→ **Task instructions**
Your task is to repeat all of the data exactly while excluding the pictures.

→ **Data for this exercise**
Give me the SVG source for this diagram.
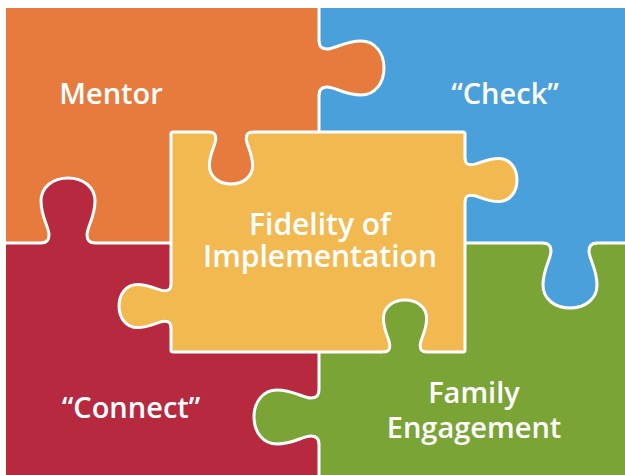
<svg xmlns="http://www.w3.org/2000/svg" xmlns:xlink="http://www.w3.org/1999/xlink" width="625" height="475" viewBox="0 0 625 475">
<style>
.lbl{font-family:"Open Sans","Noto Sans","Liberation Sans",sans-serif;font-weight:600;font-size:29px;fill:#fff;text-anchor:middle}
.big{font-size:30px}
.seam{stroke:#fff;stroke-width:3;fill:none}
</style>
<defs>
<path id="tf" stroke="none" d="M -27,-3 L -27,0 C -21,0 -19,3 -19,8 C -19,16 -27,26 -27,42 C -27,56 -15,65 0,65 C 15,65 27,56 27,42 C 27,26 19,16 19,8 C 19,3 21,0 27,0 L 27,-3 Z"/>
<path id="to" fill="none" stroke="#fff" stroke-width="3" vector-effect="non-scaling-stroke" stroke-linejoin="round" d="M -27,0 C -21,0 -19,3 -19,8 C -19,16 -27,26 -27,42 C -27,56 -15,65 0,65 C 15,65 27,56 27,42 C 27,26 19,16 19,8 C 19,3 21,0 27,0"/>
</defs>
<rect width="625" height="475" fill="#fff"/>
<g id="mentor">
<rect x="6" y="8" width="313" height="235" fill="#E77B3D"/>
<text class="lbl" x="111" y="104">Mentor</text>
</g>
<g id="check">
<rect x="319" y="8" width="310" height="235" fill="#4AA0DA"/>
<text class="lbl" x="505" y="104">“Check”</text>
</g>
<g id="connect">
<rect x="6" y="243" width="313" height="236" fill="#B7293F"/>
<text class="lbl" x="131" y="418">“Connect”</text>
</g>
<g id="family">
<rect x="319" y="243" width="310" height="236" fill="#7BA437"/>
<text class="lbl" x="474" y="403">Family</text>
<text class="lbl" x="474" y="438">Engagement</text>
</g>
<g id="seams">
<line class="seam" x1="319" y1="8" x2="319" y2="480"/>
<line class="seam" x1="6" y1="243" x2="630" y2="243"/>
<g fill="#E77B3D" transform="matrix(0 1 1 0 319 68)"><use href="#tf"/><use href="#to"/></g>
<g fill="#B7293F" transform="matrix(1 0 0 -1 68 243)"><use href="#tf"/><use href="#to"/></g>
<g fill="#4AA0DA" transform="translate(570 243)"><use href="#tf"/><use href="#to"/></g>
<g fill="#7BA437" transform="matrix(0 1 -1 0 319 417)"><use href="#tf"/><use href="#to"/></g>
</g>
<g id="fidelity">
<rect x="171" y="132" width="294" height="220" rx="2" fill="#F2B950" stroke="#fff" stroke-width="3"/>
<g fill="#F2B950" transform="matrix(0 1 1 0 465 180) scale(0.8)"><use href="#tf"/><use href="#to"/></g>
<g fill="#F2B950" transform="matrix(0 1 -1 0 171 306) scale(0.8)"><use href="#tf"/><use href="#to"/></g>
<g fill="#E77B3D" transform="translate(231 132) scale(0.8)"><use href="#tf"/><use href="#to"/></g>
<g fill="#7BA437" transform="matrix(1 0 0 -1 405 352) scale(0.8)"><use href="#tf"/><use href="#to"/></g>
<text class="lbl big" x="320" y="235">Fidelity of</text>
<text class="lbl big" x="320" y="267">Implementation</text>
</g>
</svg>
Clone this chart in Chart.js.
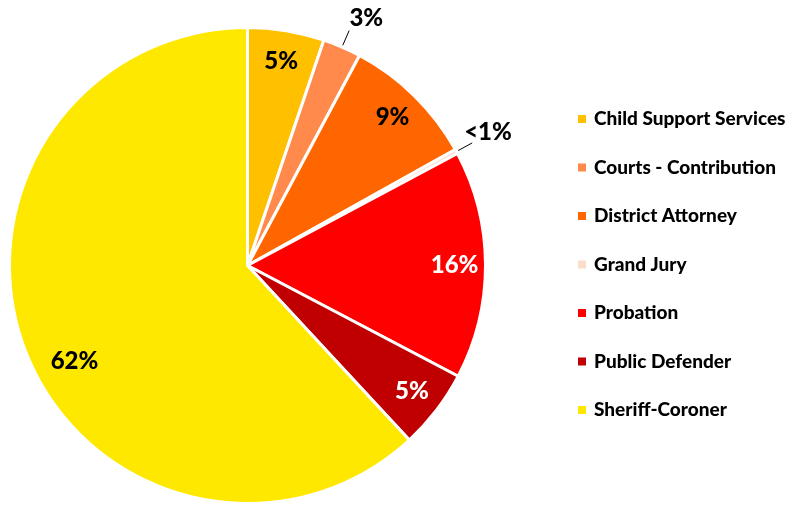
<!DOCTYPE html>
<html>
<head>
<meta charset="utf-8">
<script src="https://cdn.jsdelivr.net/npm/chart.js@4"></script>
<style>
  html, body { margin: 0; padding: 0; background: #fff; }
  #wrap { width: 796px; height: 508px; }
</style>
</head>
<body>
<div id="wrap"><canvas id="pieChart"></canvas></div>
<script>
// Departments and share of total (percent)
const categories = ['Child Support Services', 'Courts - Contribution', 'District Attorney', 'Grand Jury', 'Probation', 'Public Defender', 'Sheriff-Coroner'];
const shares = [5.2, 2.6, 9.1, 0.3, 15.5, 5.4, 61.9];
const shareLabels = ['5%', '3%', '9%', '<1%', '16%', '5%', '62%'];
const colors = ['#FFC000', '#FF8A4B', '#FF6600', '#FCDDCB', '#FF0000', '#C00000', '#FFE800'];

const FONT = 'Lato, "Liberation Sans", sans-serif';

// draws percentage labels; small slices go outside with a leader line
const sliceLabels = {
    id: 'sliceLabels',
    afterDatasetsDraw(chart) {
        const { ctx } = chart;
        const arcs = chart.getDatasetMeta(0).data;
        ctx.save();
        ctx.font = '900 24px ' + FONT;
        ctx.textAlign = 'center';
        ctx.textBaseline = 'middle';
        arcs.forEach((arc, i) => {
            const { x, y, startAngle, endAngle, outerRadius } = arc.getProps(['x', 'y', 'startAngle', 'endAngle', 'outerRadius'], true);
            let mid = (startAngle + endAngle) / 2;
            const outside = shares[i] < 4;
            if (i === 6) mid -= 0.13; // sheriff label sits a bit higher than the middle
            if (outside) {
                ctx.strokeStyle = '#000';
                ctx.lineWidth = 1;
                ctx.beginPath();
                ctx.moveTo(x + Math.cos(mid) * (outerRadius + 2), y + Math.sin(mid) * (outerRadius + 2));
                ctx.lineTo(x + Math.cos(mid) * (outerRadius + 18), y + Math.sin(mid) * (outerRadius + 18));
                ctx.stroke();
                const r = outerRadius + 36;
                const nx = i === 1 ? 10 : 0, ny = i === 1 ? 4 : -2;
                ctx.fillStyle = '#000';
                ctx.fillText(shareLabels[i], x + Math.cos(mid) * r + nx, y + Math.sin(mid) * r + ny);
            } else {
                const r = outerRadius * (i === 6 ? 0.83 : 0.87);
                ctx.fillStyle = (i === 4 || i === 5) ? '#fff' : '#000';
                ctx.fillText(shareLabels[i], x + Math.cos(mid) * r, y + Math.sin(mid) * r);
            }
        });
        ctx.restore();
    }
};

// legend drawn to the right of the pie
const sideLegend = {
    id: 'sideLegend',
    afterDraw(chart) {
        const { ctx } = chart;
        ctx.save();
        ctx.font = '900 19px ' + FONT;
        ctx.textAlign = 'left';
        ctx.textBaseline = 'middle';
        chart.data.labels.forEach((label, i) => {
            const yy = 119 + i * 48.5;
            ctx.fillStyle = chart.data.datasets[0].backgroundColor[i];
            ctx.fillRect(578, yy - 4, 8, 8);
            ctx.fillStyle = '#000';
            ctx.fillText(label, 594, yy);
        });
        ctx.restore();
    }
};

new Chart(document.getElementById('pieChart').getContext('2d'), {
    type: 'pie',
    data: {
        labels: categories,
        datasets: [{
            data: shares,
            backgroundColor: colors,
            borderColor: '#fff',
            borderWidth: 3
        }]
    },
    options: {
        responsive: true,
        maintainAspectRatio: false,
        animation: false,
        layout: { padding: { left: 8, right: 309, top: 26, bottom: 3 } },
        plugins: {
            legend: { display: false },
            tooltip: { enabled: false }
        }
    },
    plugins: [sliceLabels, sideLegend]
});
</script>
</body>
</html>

→ **Answer in full**
Give me the SVG source for this diagram.
<svg xmlns="http://www.w3.org/2000/svg" xmlns:xlink="http://www.w3.org/1999/xlink" width="625" height="475" viewBox="0 0 625 475">
<style>
.lbl{font-family:"Open Sans","Noto Sans","Liberation Sans",sans-serif;font-weight:600;font-size:29px;fill:#fff;text-anchor:middle}
.big{font-size:30px}
.seam{stroke:#fff;stroke-width:3;fill:none}
</style>
<defs>
<path id="tf" stroke="none" d="M -27,-3 L -27,0 C -21,0 -19,3 -19,8 C -19,16 -27,26 -27,42 C -27,56 -15,65 0,65 C 15,65 27,56 27,42 C 27,26 19,16 19,8 C 19,3 21,0 27,0 L 27,-3 Z"/>
<path id="to" fill="none" stroke="#fff" stroke-width="3" vector-effect="non-scaling-stroke" stroke-linejoin="round" d="M -27,0 C -21,0 -19,3 -19,8 C -19,16 -27,26 -27,42 C -27,56 -15,65 0,65 C 15,65 27,56 27,42 C 27,26 19,16 19,8 C 19,3 21,0 27,0"/>
</defs>
<rect width="625" height="475" fill="#fff"/>
<g id="mentor">
<rect x="6" y="8" width="313" height="235" fill="#E77B3D"/>
<text class="lbl" x="111" y="104">Mentor</text>
</g>
<g id="check">
<rect x="319" y="8" width="310" height="235" fill="#4AA0DA"/>
<text class="lbl" x="505" y="104">“Check”</text>
</g>
<g id="connect">
<rect x="6" y="243" width="313" height="236" fill="#B7293F"/>
<text class="lbl" x="131" y="418">“Connect”</text>
</g>
<g id="family">
<rect x="319" y="243" width="310" height="236" fill="#7BA437"/>
<text class="lbl" x="474" y="403">Family</text>
<text class="lbl" x="474" y="438">Engagement</text>
</g>
<g id="seams">
<line class="seam" x1="319" y1="8" x2="319" y2="480"/>
<line class="seam" x1="6" y1="243" x2="630" y2="243"/>
<g fill="#E77B3D" transform="matrix(0 1 1 0 319 68)"><use href="#tf"/><use href="#to"/></g>
<g fill="#B7293F" transform="matrix(1 0 0 -1 68 243)"><use href="#tf"/><use href="#to"/></g>
<g fill="#4AA0DA" transform="translate(570 243)"><use href="#tf"/><use href="#to"/></g>
<g fill="#7BA437" transform="matrix(0 1 -1 0 319 417)"><use href="#tf"/><use href="#to"/></g>
</g>
<g id="fidelity">
<rect x="171" y="132" width="294" height="220" rx="2" fill="#F2B950" stroke="#fff" stroke-width="3"/>
<g fill="#F2B950" transform="matrix(0 1 1 0 465 180) scale(0.8)"><use href="#tf"/><use href="#to"/></g>
<g fill="#F2B950" transform="matrix(0 1 -1 0 171 306) scale(0.8)"><use href="#tf"/><use href="#to"/></g>
<g fill="#E77B3D" transform="translate(231 132) scale(0.8)"><use href="#tf"/><use href="#to"/></g>
<g fill="#7BA437" transform="matrix(1 0 0 -1 405 352) scale(0.8)"><use href="#tf"/><use href="#to"/></g>
<text class="lbl big" x="320" y="235">Fidelity of</text>
<text class="lbl big" x="320" y="267">Implementation</text>
</g>
</svg>
Clone this chart in Chart.js.
<!DOCTYPE html>
<html>
<head>
<meta charset="utf-8">
<script src="https://cdn.jsdelivr.net/npm/chart.js@4"></script>
<style>
  html, body { margin: 0; padding: 0; background: #fff; }
  #wrap { width: 796px; height: 508px; }
</style>
</head>
<body>
<div id="wrap"><canvas id="pieChart"></canvas></div>
<script>
// Departments and share of total (percent)
const categories = ['Child Support Services', 'Courts - Contribution', 'District Attorney', 'Grand Jury', 'Probation', 'Public Defender', 'Sheriff-Coroner'];
const shares = [5.2, 2.6, 9.1, 0.3, 15.5, 5.4, 61.9];
const shareLabels = ['5%', '3%', '9%', '<1%', '16%', '5%', '62%'];
const colors = ['#FFC000', '#FF8A4B', '#FF6600', '#FCDDCB', '#FF0000', '#C00000', '#FFE800'];

const FONT = 'Lato, "Liberation Sans", sans-serif';

// draws percentage labels; small slices go outside with a leader line
const sliceLabels = {
    id: 'sliceLabels',
    afterDatasetsDraw(chart) {
        const { ctx } = chart;
        const arcs = chart.getDatasetMeta(0).data;
        ctx.save();
        ctx.font = '900 24px ' + FONT;
        ctx.textAlign = 'center';
        ctx.textBaseline = 'middle';
        arcs.forEach((arc, i) => {
            const { x, y, startAngle, endAngle, outerRadius } = arc.getProps(['x', 'y', 'startAngle', 'endAngle', 'outerRadius'], true);
            let mid = (startAngle + endAngle) / 2;
            const outside = shares[i] < 4;
            if (i === 6) mid -= 0.13; // sheriff label sits a bit higher than the middle
            if (outside) {
                ctx.strokeStyle = '#000';
                ctx.lineWidth = 1;
                ctx.beginPath();
                ctx.moveTo(x + Math.cos(mid) * (outerRadius + 2), y + Math.sin(mid) * (outerRadius + 2));
                ctx.lineTo(x + Math.cos(mid) * (outerRadius + 18), y + Math.sin(mid) * (outerRadius + 18));
                ctx.stroke();
                const r = outerRadius + 36;
                const nx = i === 1 ? 10 : 0, ny = i === 1 ? 4 : -2;
                ctx.fillStyle = '#000';
                ctx.fillText(shareLabels[i], x + Math.cos(mid) * r + nx, y + Math.sin(mid) * r + ny);
            } else {
                const r = outerRadius * (i === 6 ? 0.83 : 0.87);
                ctx.fillStyle = (i === 4 || i === 5) ? '#fff' : '#000';
                ctx.fillText(shareLabels[i], x + Math.cos(mid) * r, y + Math.sin(mid) * r);
            }
        });
        ctx.restore();
    }
};

// legend drawn to the right of the pie
const sideLegend = {
    id: 'sideLegend',
    afterDraw(chart) {
        const { ctx } = chart;
        ctx.save();
        ctx.font = '900 19px ' + FONT;
        ctx.textAlign = 'left';
        ctx.textBaseline = 'middle';
        chart.data.labels.forEach((label, i) => {
            const yy = 119 + i * 48.5;
            ctx.fillStyle = chart.data.datasets[0].backgroundColor[i];
            ctx.fillRect(578, yy - 4, 8, 8);
            ctx.fillStyle = '#000';
            ctx.fillText(label, 594, yy);
        });
        ctx.restore();
    }
};

new Chart(document.getElementById('pieChart').getContext('2d'), {
    type: 'pie',
    data: {
        labels: categories,
        datasets: [{
            data: shares,
            backgroundColor: colors,
            borderColor: '#fff',
            borderWidth: 3
        }]
    },
    options: {
        responsive: true,
        maintainAspectRatio: false,
        animation: false,
        layout: { padding: { left: 8, right: 309, top: 26, bottom: 3 } },
        plugins: {
            legend: { display: false },
            tooltip: { enabled: false }
        }
    },
    plugins: [sliceLabels, sideLegend]
});
</script>
</body>
</html>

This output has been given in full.